Tuesday, October 5, 2010

Roast pork sandwich (Tommy DiNic's)

DiNic's sign #3

I've been told that Tommy DiNic's is basically the mecca of roast pork sandwiches (at least in Philadelphia). They say that the sandwiches made from their pork and beef selections are magical in flavor, unparalleled in juice content, and make your farts smell like cookies and flowers... simultaneously (I don't even know how that works). As a sucker for pretty much any roast meat (Asian or otherwise), a lover of sandwiches, and a fatass in general, it was inevitable that I eventually sauntered over to Grand Terminal Market to shove one of these bad boys down the hatch. And disappear it did.

DiNic's menu

Like I said, there's a certain elegance in simplicity. Their menu is deceptively short. Six choices of meat, 3 possible toppings, with a discount if you do a combination. I think that yields 48 possible sandwich + topping combinations, so you do have some decisions to make. Luckily, you have plenty of time for this, because the line is legitimately long. Stupid long. It curls around the span of the eating counter and around the back.

Roast beef sandwich

Since they're supposedly most well known for their roast pork, it seemed obvious that it'd be what was ordered. Trying to keep it traditional, cheese was provolone, topping choice was left as sweet roasted peppers. I don't think photos really justify how beautiful this sandwich is upon unwrapping. The bread gleams with an ever so thin layer of oil from the pork, as juices spill out from the ends of the bread. It truly is a spectacle to behold... that is, if you stare at your food like I do. I've been told it's weird.

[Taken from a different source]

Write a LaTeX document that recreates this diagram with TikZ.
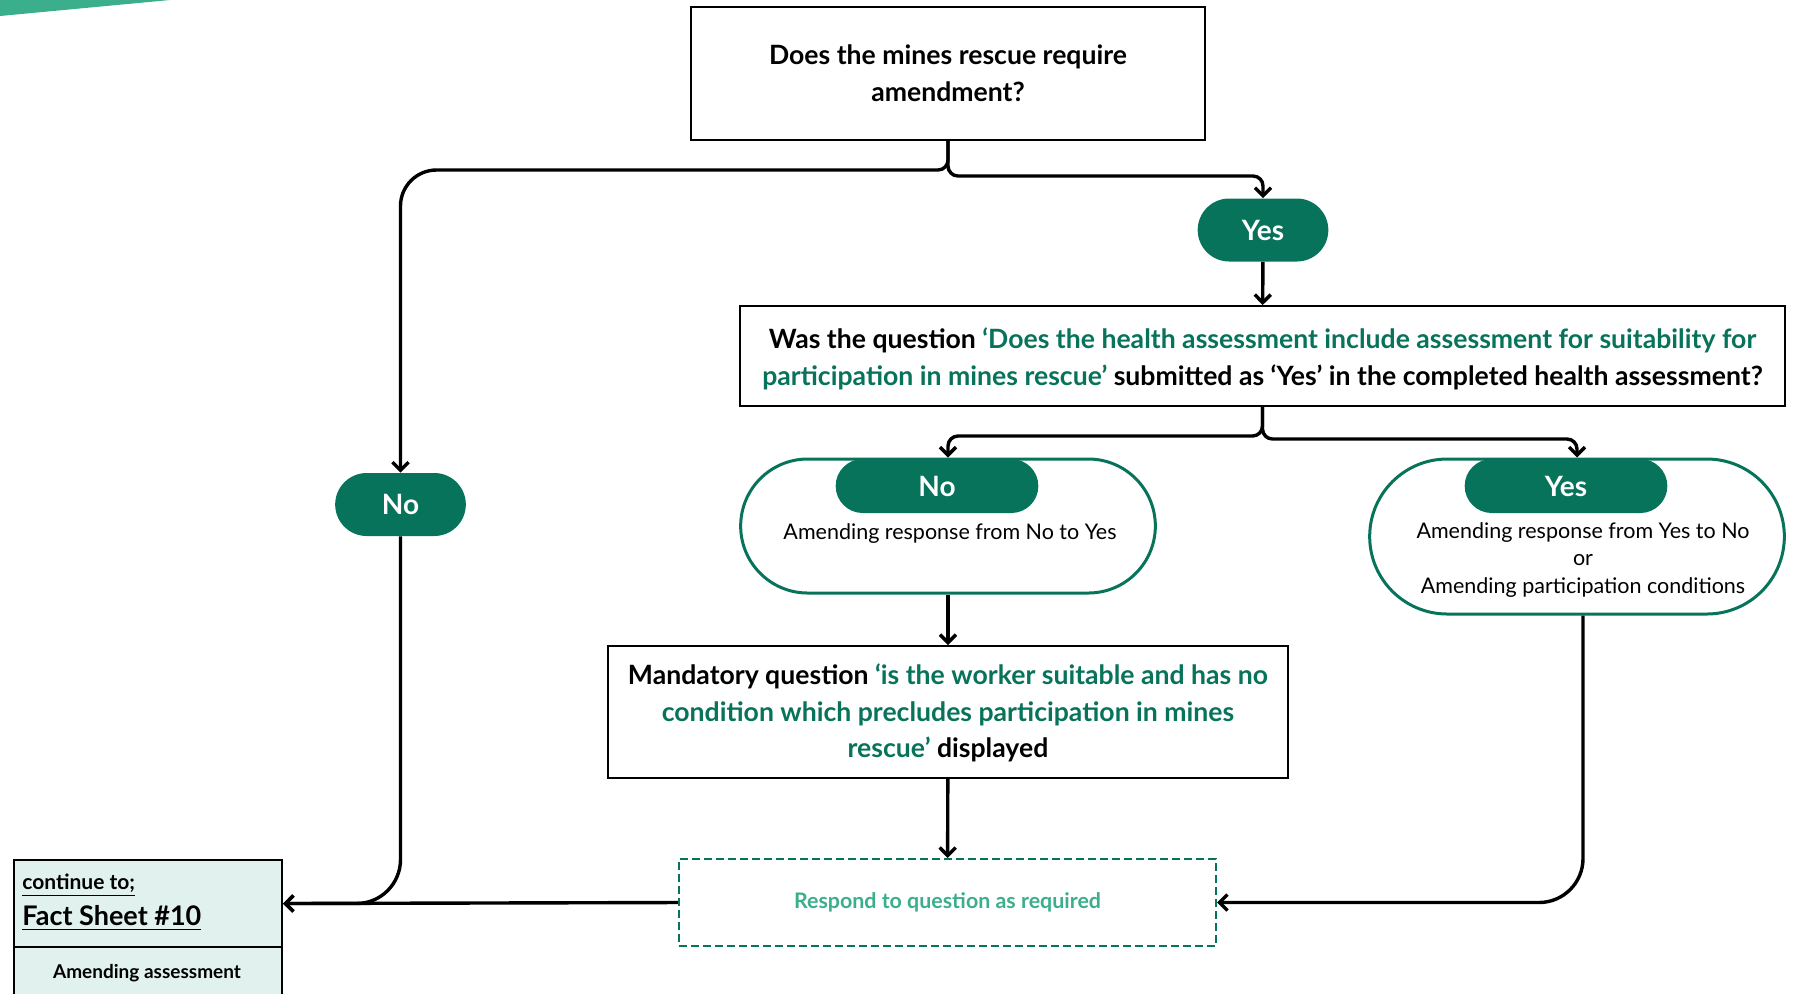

Roast beef sandwich innards

Holy Batman, look at how thin that roast pork is! The bread was okay, certainly not a detracting factor or anything, but obviously the standout is the pork. Sliced with the precision of a Japanese samurai on LSD, each layer is absurdly thin and uniform. As a result, you end up with more surface area, an extremely tender texture (almost as soft as pulled pork), and juices going everywhere. Entirely satisfied, I can't actually complain about anything here, except for the fact that I was not warned about said juices. My pants will never be the same.

Some people might say that DiNic's is more hype than substance, and that's probably true. My farts didn't smell like cookies OR flowers later that night, but it's definitely not just a tourist trap (at least I don't think so). Now... having tried their roast pork, I still feel compelled to get a brisket sandwich. I watched them slice that, and I can only imagine eating a sandwich filled with it. I think I'd probably have to change my pants afterwards... again.

11 comments:

forever said...

I'm appreciate your writing skill.Please keep on working hard.^^

Donny said...

i gotta make a trip down to philly, like now!

Nicholas said...

Danny - yeah man... I know NYC has phenomenal everything, but I think Philly has them beat when it comes to things that go in hoagie rolls.

Kevin said...

Next time, try it with the broccoli rabe instead of the peppers - I think the slight bitterness from the greens makes for a nice contrast with the sharp provolone.

And if you get a chance, try out Tony Luke's roast pork sandwich. Personally, I liked theirs more than DiNic's.

munchimonster said...

Ohhh I heard good stuff about DiNic's meaty monsters. I personally really like the Dutch Eating Place at Reading. Their Hot Apple Dumplings will warm you right up with the terrible weather we're having...

Nicholas said...

Kevin - for sure, thanks for the tip. I was actually gonna go get the broccoli rabe/provolone/cheesesteak one of these weekends. The combination sounds entirely euphoric.

munchimonster - I don't know how to navigate Reading Terminal... it's too spread out and not very well organized.

munchimonster said...

That's true. It's definitely so easy to get lost there, but also mad fun to. And the more lost you look, the more the vendors will want to offer you free samples ;D

Danny said...

oh man, the last time i was in philly i had that too. it is so simple and good. we need something like that here in new york... although i guess porchetta sandwiches are all the rage here. too bad they're like $10 bucks in NY.

Nicholas said...

munchimonster - somehow that doesn't work quite as well for guys as it does girls...

Danny - apparently his brisket is even better. Tony Luke's one upped Dinic's on the roast pork though, quality and quantity.

Anonymous said...

Does Tommy DiNic's ship sandwiches to California?

Sondra Cholach said...

The bread is important too. It is an integral part of the sandwich. It must absorb enough meat juices to give you the satisfying sop and drip, but not become soggy and fall apart. It must be chewy, but yield gracefully with each bite. And it must be light and fresh, yet compliment the starring flavors of meat, cheese and toppings. This bread is perfect.